** AIM **
Give the entries back exactly, dropping each image.
* Start PROVIDED DATA *
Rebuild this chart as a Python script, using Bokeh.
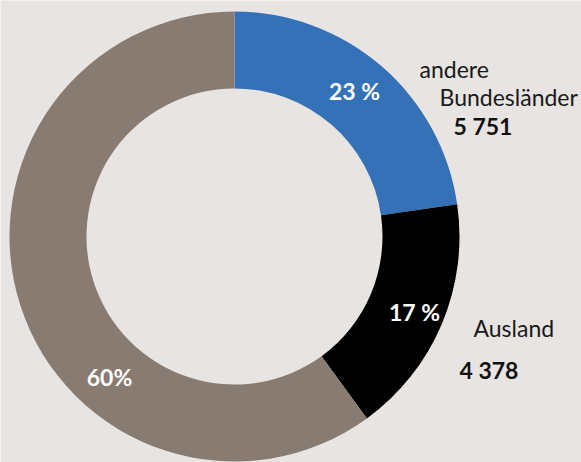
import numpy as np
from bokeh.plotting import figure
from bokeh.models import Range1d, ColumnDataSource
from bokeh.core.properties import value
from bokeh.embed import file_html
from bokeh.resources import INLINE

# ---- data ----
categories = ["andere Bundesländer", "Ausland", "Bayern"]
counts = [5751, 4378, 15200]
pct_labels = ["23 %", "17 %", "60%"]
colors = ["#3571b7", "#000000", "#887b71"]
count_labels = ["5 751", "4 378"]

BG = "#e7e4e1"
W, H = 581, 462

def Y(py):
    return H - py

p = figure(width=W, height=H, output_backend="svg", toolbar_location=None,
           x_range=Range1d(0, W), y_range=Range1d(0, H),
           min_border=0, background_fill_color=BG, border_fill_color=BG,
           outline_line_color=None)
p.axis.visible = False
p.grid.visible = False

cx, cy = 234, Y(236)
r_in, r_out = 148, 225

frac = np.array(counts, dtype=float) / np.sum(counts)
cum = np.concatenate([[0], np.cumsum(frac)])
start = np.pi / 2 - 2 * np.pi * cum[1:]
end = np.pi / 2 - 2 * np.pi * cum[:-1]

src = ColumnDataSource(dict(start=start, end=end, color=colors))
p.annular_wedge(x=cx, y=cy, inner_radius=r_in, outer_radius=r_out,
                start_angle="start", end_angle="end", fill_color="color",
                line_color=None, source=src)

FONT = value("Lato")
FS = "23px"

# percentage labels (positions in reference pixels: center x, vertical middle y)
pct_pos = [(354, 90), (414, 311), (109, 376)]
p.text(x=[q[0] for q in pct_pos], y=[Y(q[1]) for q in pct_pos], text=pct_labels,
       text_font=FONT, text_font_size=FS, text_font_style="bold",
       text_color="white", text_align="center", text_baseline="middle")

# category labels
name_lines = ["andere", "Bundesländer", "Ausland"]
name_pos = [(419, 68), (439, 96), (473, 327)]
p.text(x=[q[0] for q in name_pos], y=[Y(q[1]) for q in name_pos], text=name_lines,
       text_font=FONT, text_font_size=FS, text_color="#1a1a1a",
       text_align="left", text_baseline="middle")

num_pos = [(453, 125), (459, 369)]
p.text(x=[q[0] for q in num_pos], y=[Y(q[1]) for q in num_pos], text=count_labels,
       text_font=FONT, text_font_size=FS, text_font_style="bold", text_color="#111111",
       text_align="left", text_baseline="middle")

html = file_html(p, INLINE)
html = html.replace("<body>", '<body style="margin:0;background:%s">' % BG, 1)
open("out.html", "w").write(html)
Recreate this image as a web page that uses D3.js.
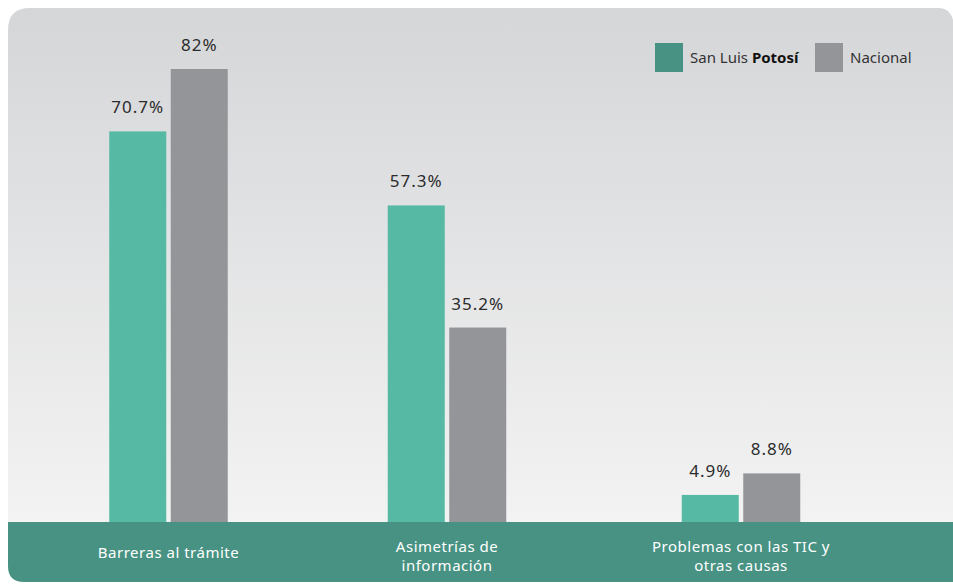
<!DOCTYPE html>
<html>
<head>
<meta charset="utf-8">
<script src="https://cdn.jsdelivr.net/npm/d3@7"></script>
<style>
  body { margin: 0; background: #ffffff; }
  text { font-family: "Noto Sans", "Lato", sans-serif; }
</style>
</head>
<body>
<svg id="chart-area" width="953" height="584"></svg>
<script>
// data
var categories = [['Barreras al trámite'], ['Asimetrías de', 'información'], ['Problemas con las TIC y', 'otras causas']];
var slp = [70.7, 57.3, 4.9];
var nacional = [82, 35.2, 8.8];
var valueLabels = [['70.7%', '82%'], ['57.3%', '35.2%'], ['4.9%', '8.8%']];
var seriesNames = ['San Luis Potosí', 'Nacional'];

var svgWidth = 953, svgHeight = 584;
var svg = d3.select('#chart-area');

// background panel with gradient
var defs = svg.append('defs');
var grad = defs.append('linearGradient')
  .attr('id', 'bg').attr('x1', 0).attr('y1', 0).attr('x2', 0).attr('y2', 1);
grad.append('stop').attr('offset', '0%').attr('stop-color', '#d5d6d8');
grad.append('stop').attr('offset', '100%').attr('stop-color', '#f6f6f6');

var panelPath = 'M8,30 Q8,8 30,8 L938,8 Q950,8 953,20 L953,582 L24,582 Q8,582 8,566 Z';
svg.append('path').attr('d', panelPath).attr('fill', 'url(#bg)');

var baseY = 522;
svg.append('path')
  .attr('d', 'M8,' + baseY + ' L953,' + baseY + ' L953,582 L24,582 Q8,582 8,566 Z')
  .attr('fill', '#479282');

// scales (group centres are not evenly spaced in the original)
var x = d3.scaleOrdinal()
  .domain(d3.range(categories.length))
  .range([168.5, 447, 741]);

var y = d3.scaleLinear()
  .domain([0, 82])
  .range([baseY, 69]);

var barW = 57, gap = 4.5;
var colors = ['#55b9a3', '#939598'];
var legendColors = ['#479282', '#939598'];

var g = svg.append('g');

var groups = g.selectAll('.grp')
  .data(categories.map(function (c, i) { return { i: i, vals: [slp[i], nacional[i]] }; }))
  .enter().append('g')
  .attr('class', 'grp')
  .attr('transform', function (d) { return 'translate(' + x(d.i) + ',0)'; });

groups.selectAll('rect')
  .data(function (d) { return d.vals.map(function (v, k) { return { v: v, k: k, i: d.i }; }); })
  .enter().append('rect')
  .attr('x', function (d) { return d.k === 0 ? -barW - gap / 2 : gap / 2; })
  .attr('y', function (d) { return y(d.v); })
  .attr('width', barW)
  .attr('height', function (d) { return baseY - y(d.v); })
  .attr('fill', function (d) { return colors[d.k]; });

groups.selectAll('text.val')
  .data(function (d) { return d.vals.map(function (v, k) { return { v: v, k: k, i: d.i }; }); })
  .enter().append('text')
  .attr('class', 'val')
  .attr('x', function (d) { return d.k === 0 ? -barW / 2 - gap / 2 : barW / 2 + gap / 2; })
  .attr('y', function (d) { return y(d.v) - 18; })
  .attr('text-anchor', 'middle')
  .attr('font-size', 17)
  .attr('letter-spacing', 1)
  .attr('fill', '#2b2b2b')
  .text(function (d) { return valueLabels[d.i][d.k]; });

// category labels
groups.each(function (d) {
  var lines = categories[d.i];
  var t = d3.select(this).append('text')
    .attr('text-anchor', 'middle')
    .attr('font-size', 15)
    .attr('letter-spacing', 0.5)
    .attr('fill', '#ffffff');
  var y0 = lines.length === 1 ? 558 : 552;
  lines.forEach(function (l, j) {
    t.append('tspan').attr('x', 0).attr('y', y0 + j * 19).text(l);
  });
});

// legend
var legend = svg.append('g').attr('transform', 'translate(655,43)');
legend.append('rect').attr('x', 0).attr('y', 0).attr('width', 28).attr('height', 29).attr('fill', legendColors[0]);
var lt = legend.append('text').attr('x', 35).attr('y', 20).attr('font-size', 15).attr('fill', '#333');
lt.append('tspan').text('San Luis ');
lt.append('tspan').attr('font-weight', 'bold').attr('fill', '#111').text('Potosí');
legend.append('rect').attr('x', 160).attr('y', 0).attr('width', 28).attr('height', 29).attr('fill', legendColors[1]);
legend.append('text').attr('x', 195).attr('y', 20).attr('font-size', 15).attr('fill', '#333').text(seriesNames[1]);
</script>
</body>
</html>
* End PROVIDED DATA *
** SOLUTION **
Rebuild this chart as a Python script, using Bokeh.
import numpy as np
from bokeh.plotting import figure
from bokeh.models import Range1d, ColumnDataSource
from bokeh.core.properties import value
from bokeh.embed import file_html
from bokeh.resources import INLINE

# ---- data ----
categories = ["andere Bundesländer", "Ausland", "Bayern"]
counts = [5751, 4378, 15200]
pct_labels = ["23 %", "17 %", "60%"]
colors = ["#3571b7", "#000000", "#887b71"]
count_labels = ["5 751", "4 378"]

BG = "#e7e4e1"
W, H = 581, 462

def Y(py):
    return H - py

p = figure(width=W, height=H, output_backend="svg", toolbar_location=None,
           x_range=Range1d(0, W), y_range=Range1d(0, H),
           min_border=0, background_fill_color=BG, border_fill_color=BG,
           outline_line_color=None)
p.axis.visible = False
p.grid.visible = False

cx, cy = 234, Y(236)
r_in, r_out = 148, 225

frac = np.array(counts, dtype=float) / np.sum(counts)
cum = np.concatenate([[0], np.cumsum(frac)])
start = np.pi / 2 - 2 * np.pi * cum[1:]
end = np.pi / 2 - 2 * np.pi * cum[:-1]

src = ColumnDataSource(dict(start=start, end=end, color=colors))
p.annular_wedge(x=cx, y=cy, inner_radius=r_in, outer_radius=r_out,
                start_angle="start", end_angle="end", fill_color="color",
                line_color=None, source=src)

FONT = value("Lato")
FS = "23px"

# percentage labels (positions in reference pixels: center x, vertical middle y)
pct_pos = [(354, 90), (414, 311), (109, 376)]
p.text(x=[q[0] for q in pct_pos], y=[Y(q[1]) for q in pct_pos], text=pct_labels,
       text_font=FONT, text_font_size=FS, text_font_style="bold",
       text_color="white", text_align="center", text_baseline="middle")

# category labels
name_lines = ["andere", "Bundesländer", "Ausland"]
name_pos = [(419, 68), (439, 96), (473, 327)]
p.text(x=[q[0] for q in name_pos], y=[Y(q[1]) for q in name_pos], text=name_lines,
       text_font=FONT, text_font_size=FS, text_color="#1a1a1a",
       text_align="left", text_baseline="middle")

num_pos = [(453, 125), (459, 369)]
p.text(x=[q[0] for q in num_pos], y=[Y(q[1]) for q in num_pos], text=count_labels,
       text_font=FONT, text_font_size=FS, text_font_style="bold", text_color="#111111",
       text_align="left", text_baseline="middle")

html = file_html(p, INLINE)
html = html.replace("<body>", '<body style="margin:0;background:%s">' % BG, 1)
open("out.html", "w").write(html)
Recreate this image as a web page that uses D3.js.
<!DOCTYPE html>
<html>
<head>
<meta charset="utf-8">
<script src="https://cdn.jsdelivr.net/npm/d3@7"></script>
<style>
  body { margin: 0; background: #ffffff; }
  text { font-family: "Noto Sans", "Lato", sans-serif; }
</style>
</head>
<body>
<svg id="chart-area" width="953" height="584"></svg>
<script>
// data
var categories = [['Barreras al trámite'], ['Asimetrías de', 'información'], ['Problemas con las TIC y', 'otras causas']];
var slp = [70.7, 57.3, 4.9];
var nacional = [82, 35.2, 8.8];
var valueLabels = [['70.7%', '82%'], ['57.3%', '35.2%'], ['4.9%', '8.8%']];
var seriesNames = ['San Luis Potosí', 'Nacional'];

var svgWidth = 953, svgHeight = 584;
var svg = d3.select('#chart-area');

// background panel with gradient
var defs = svg.append('defs');
var grad = defs.append('linearGradient')
  .attr('id', 'bg').attr('x1', 0).attr('y1', 0).attr('x2', 0).attr('y2', 1);
grad.append('stop').attr('offset', '0%').attr('stop-color', '#d5d6d8');
grad.append('stop').attr('offset', '100%').attr('stop-color', '#f6f6f6');

var panelPath = 'M8,30 Q8,8 30,8 L938,8 Q950,8 953,20 L953,582 L24,582 Q8,582 8,566 Z';
svg.append('path').attr('d', panelPath).attr('fill', 'url(#bg)');

var baseY = 522;
svg.append('path')
  .attr('d', 'M8,' + baseY + ' L953,' + baseY + ' L953,582 L24,582 Q8,582 8,566 Z')
  .attr('fill', '#479282');

// scales (group centres are not evenly spaced in the original)
var x = d3.scaleOrdinal()
  .domain(d3.range(categories.length))
  .range([168.5, 447, 741]);

var y = d3.scaleLinear()
  .domain([0, 82])
  .range([baseY, 69]);

var barW = 57, gap = 4.5;
var colors = ['#55b9a3', '#939598'];
var legendColors = ['#479282', '#939598'];

var g = svg.append('g');

var groups = g.selectAll('.grp')
  .data(categories.map(function (c, i) { return { i: i, vals: [slp[i], nacional[i]] }; }))
  .enter().append('g')
  .attr('class', 'grp')
  .attr('transform', function (d) { return 'translate(' + x(d.i) + ',0)'; });

groups.selectAll('rect')
  .data(function (d) { return d.vals.map(function (v, k) { return { v: v, k: k, i: d.i }; }); })
  .enter().append('rect')
  .attr('x', function (d) { return d.k === 0 ? -barW - gap / 2 : gap / 2; })
  .attr('y', function (d) { return y(d.v); })
  .attr('width', barW)
  .attr('height', function (d) { return baseY - y(d.v); })
  .attr('fill', function (d) { return colors[d.k]; });

groups.selectAll('text.val')
  .data(function (d) { return d.vals.map(function (v, k) { return { v: v, k: k, i: d.i }; }); })
  .enter().append('text')
  .attr('class', 'val')
  .attr('x', function (d) { return d.k === 0 ? -barW / 2 - gap / 2 : barW / 2 + gap / 2; })
  .attr('y', function (d) { return y(d.v) - 18; })
  .attr('text-anchor', 'middle')
  .attr('font-size', 17)
  .attr('letter-spacing', 1)
  .attr('fill', '#2b2b2b')
  .text(function (d) { return valueLabels[d.i][d.k]; });

// category labels
groups.each(function (d) {
  var lines = categories[d.i];
  var t = d3.select(this).append('text')
    .attr('text-anchor', 'middle')
    .attr('font-size', 15)
    .attr('letter-spacing', 0.5)
    .attr('fill', '#ffffff');
  var y0 = lines.length === 1 ? 558 : 552;
  lines.forEach(function (l, j) {
    t.append('tspan').attr('x', 0).attr('y', y0 + j * 19).text(l);
  });
});

// legend
var legend = svg.append('g').attr('transform', 'translate(655,43)');
legend.append('rect').attr('x', 0).attr('y', 0).attr('width', 28).attr('height', 29).attr('fill', legendColors[0]);
var lt = legend.append('text').attr('x', 35).attr('y', 20).attr('font-size', 15).attr('fill', '#333');
lt.append('tspan').text('San Luis ');
lt.append('tspan').attr('font-weight', 'bold').attr('fill', '#111').text('Potosí');
legend.append('rect').attr('x', 160).attr('y', 0).attr('width', 28).attr('height', 29).attr('fill', legendColors[1]);
legend.append('text').attr('x', 195).attr('y', 20).attr('font-size', 15).attr('fill', '#333').text(seriesNames[1]);
</script>
</body>
</html>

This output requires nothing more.